L’inventaire des rêves

Marc-Olivier Padis

"Je recommande le dernier roman de Chimamanda Ngozi Adichie, publié chez Gallimard. On attendait ce livre depuis douze ans, après le succès d’Americanah, L’Hibiscus pourpre et L’Autre moitié du soleil. Il n’y a pas de véritable intrigue, pas de dénouement ni de rebondissements. On suit trois femmes, entre le Nigeria et les États-Unis, avec des carrières brillantes et des vies sentimentales plus chaotiques. Elles sont à un âge où la maternité devient centrale : faut-il adopter ? Est-ce trop tard ? Trouveront-elles le bon compagnon ? Avec en toile de fond, la pression des familles africaines pour fonder une famille. Le roman est construit autour de dialogues, de portraits, de discussions intimes. Un quatrième personnage entre en scène, Kadiatou, employée de maison de l’une des héroïnes. Elle vit une histoire proche de celle de Nafissatou Diallo, que l’on associe à l’affaire Dominique Strauss-Kahn. Cela donne une dimension supplémentaire, avec quatre portraits de femmes et quatre récits croisés sur les relations entre l’Afrique et l’Occident, la mobilité des individus, les désirs, les tensions. Très réussi."

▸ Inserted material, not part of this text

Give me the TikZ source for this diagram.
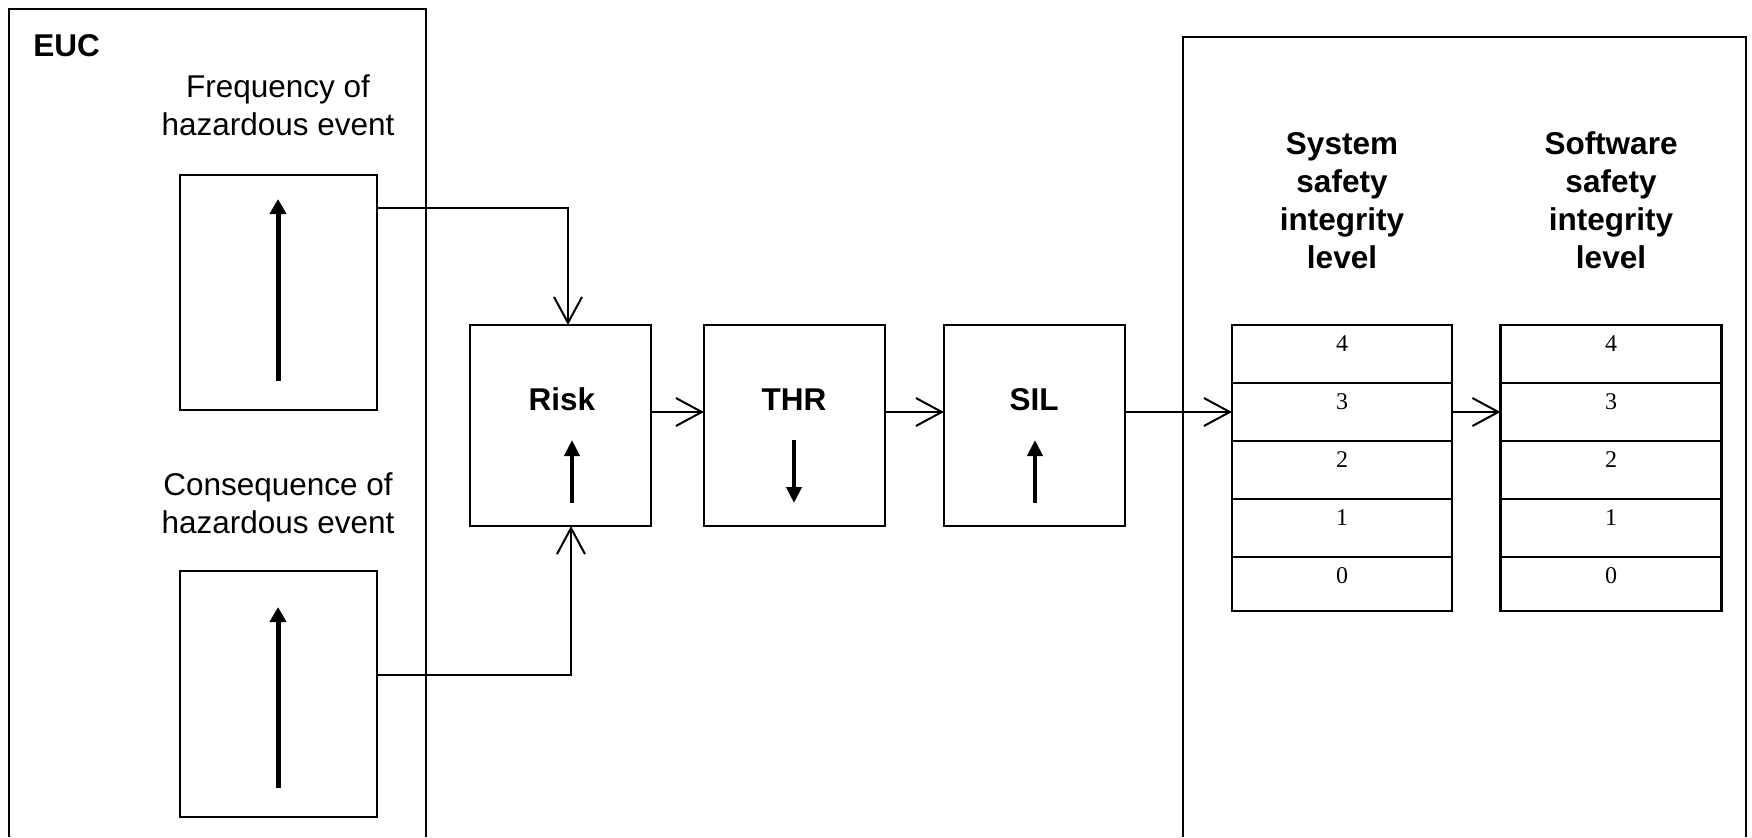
\documentclass[tikz,border=0pt]{standalone}
\usepackage{fontspec}
\setmainfont{Liberation Sans}
\newfontfamily\numfont{Liberation Serif}
\usetikzlibrary{arrows.meta}
\begin{document}
\begin{tikzpicture}[x=0.5pt,y=-0.5pt,
  font=\fontsize{15.75}{19}\selectfont,
  frame/.style={line width=1pt},
  box/.style={draw, line width=1pt, inner sep=0pt, outer sep=0pt},
  row/.style={draw, line width=1pt, inner sep=0pt, outer sep=0pt},
  conn/.style={line width=1pt, -{Straight Barb[length=13pt,width=14pt]}},
  bigarrow/.style={line width=2.5pt, -{Triangle[length=7.5pt,width=8pt]}},
  smallarrow/.style={line width=2.2pt, -{Triangle[length=8pt,width=7.5pt]}},
  lbl/.style={align=center, inner sep=0pt, anchor=base},
  blbl/.style={align=center, inner sep=0pt, anchor=base, font=\fontsize{15.75}{19}\selectfont\bfseries},
  num/.style={inner sep=0pt, font=\numfont\fontsize{12}{14}\selectfont}]
\useasboundingbox (0,0) rectangle (1752,837);

% containers
\draw[frame] (9,837) -- (9,9) -- (426,9) -- (426,837);
\draw[frame] (1183,837) -- (1183,37) -- (1746,37) -- (1746,837);
\node[blbl, anchor=base west] (euc) at (33,56) {EUC};

% EUC inputs
\node[lbl] (freqlbl) at (278,135) {Frequency of\\hazardous event};
\node[box, minimum width=98.5pt, minimum height=117.5pt] (freq) at (278.5,292.5) {};
\draw[bigarrow] (278,381) -- (278,199);

\node[lbl] (conslbl) at (278,533) {Consequence of\\hazardous event};
\node[box, minimum width=98.5pt, minimum height=123pt] (cons) at (278.5,694) {};
\draw[bigarrow] (278,788) -- (278,607);

% chain
\node[box, minimum width=90.5pt, minimum height=100.5pt] (risk) at (560.5,425.5) {};
\node[box, minimum width=90.5pt, minimum height=100.5pt] (thr) at (794.5,425.5) {};
\node[box, minimum width=90.5pt, minimum height=100.5pt] (sil) at (1034.5,425.5) {};
\node[blbl] (risklbl) at (562,410) {Risk};
\node[blbl] (thrlbl) at (794,410) {THR};
\node[blbl] (sillbl) at (1034,410) {SIL};
\draw[smallarrow] (572,503) -- (572,440);
\draw[smallarrow] (794,440) -- (794,503);
\draw[smallarrow] (1035,503) -- (1035,440);

% SIL tables
\node[blbl] (syslbl) at (1342,268) {System\\safety\\integrity\\level};
\node[blbl] (swlbl) at (1611,268) {Software\\safety\\integrity\\level};

\foreach \n/\yc/\h in {4/354/29pt, 3/412/29pt, 2/470/29pt, 1/528/29pt, 0/584/27pt}{
  \node[row, minimum width=110pt, minimum height=\h] (sys\n) at (1342,\yc) {};
  \node[row, line width=1.3pt, minimum width=110.5pt, minimum height=\h] (sw\n) at (1611,\yc) {};
}
\foreach \n/\yt in {4/325, 3/383, 2/441, 1/499, 0/557}{
  \node[num] (sysn\n) at (1342,\yt+19) {\n};
  \node[num] (swn\n) at (1611,\yt+19) {\n};
}

% connectors
\draw[conn] ([yshift=42.25pt]freq.east) -| ([xshift=3.75pt]risk.north);
\draw[conn] ([yshift=9.5pt]cons.east) -| ([xshift=5.25pt]risk.south);
\draw[conn] (risk.east |- sys3) -- (thr.west |- sys3);
\draw[conn] (thr.east |- sys3) -- (sil.west |- sys3);
\draw[conn] (sil.east |- sys3) -- (sys3.west);
\draw[conn] (sys3.east) -- (sw3.west);
\end{tikzpicture}
\end{document}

La guerre mondiale n’aura pas lieu : les raisons géopolitiques d’espérer

Béatrice Giblin

"Je vous conseille le dernier ouvrage de Frédéric Encel. Dans un contexte saturé de discours apocalyptiques, portés par divers « experts » en géopolitique annonçant une guerre mondiale imminente, ce livre apporte un éclairage précieux. Il ne nie pas la persistance des conflits, mais il démontre, de manière claire et pédagogique, pourquoi nous ne sommes pas à la veille d’une troisième guerre mondiale. C’est un véritable travail d’analyse, rigoureux, sans emballement émotionnel. Il examine en détail plusieurs situations géopolitiques, et s’appuie sur un appareil cartographique (en noir et blanc, parfois un peu difficile à lire), utile pour comprendre les dynamiques en jeu. Dans cette période de grande incertitude, je trouve salutaire de pouvoir s’appuyer sur un raisonnement solide : cela redonne une boussole."


À propos des débats parlementaires autour de la loi Duplomb

Jean-Louis Bourlanges

"Je voulais dire un mot sur la dérive de l’institution parlementaire française. Ce qui a été fait sur la fin de vie est exemplaire, et M. Falorni, avec qui je suis en désaccord sur le fond, a mené le débat avec rigueur et intelligence. Mais cela contraste fortement avec ce qui s’est passé autour de la controverse entre défenseurs des abeilles et betteraviers, au sujet de la réintroduction de produits interdits. On a assisté à un déferlement d’amendements qui ont bloqué le débat. La majorité gouvernementale, souhaitant avancer, a fini par voter une motion de rejet de son propre texte — une démarche incompréhensible pour le public. Certains, notamment les écologistes et LFI, y ont vu un mépris du débat. Mais ce n’est pas ce qui s’est réellement passé : le débat avait été paralysé. Je ne comprends pas que des forces politiques, à moins que d’être fondamentalement hostiles au parlementarisme, comme semble l’être LFI, se prêtent à de telles obstructions. Cela ne supprime pas l’expression démocratique : le Sénat reprendra le texte, le modifiera, une commission mixte paritaire cherchera un compromis. Et si ce compromis ne convient pas à l’Assemblée, elle pourra le rejeter. Je le dis à mes anciens collègues, en particulier à ceux de LFI : cessez d’empoisonner délibérément le débat parlementaire. C’est ce que la démocratie a de plus noble, à condition qu’elle se déroule dans le respect et la dignité."